Remark. The easier way of conducting the two sided test is to compare the t-statistics with the absolute of the critical value. In our case, we would be comparing 3.5342 with 2.0032, and we would also conclude that the calculated value lies in the tails of distribution and thus we can reject the H\(_0\).

An alternative way of testing the hypothesis is by calculating the p-value and comparing it with the significance level. In that case, we would reject the H\(_0\) if the p-value is lower than the level. For our example, the p-value can be calculated using the pt() function in R:

pt(3.534, 56, lower.tail=FALSE)
## [1] 0.0004143986

Given that we conduct the two-tail test, this p-value needs to be multiplied by 2 to get approximately 8.3^{-4}. The conclusion that we can draw from this is that we reject the null hypothesis on the 5% significance level.

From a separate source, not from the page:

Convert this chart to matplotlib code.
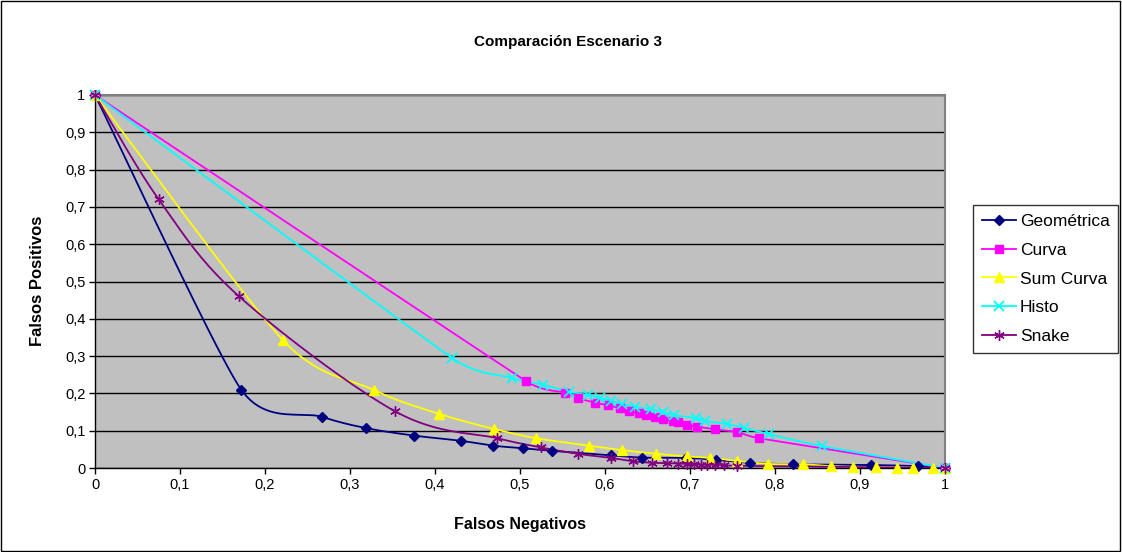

All of this is done automatically by R if we estimate the model using the basic lm() function from the stats package:

lm(overall~materials+size+projects+year, data=SBA_Chapter_11_Costs) |>
    summary()
## 
## Call:
## lm(formula = overall ~ materials + size + projects + year, data = SBA_Chapter_11_Costs)
## 
## Residuals:
##     Min      1Q  Median      3Q     Max 
## -63.657 -17.959  -4.588  23.835  80.481 
## 
## Coefficients:
##               Estimate Std. Error t value Pr(>|t|)    
## (Intercept) -2964.6192  3053.4575  -0.971 0.335770    
## materials       0.7744     0.2191   3.535 0.000826 ***
## size            0.8970     0.4920   1.823 0.073610 .  
## projects       -5.3096     2.6731  -1.986 0.051905 .  
## year            1.5865     1.5221   1.042 0.301766    
## ---
## Signif. codes:  0 '***' 0.001 '**' 0.01 '*' 0.05 '.' 0.1 ' ' 1
## 
## Residual standard error: 30.56 on 56 degrees of freedom
## Multiple R-squared:  0.8017, Adjusted R-squared:  0.7875 
## F-statistic: 56.59 on 4 and 56 DF,  p-value: < 2.2e-16

The output above shows the estimates of parameters, the standard errors, the t-values and p-values (called “Pr(>|t|)”).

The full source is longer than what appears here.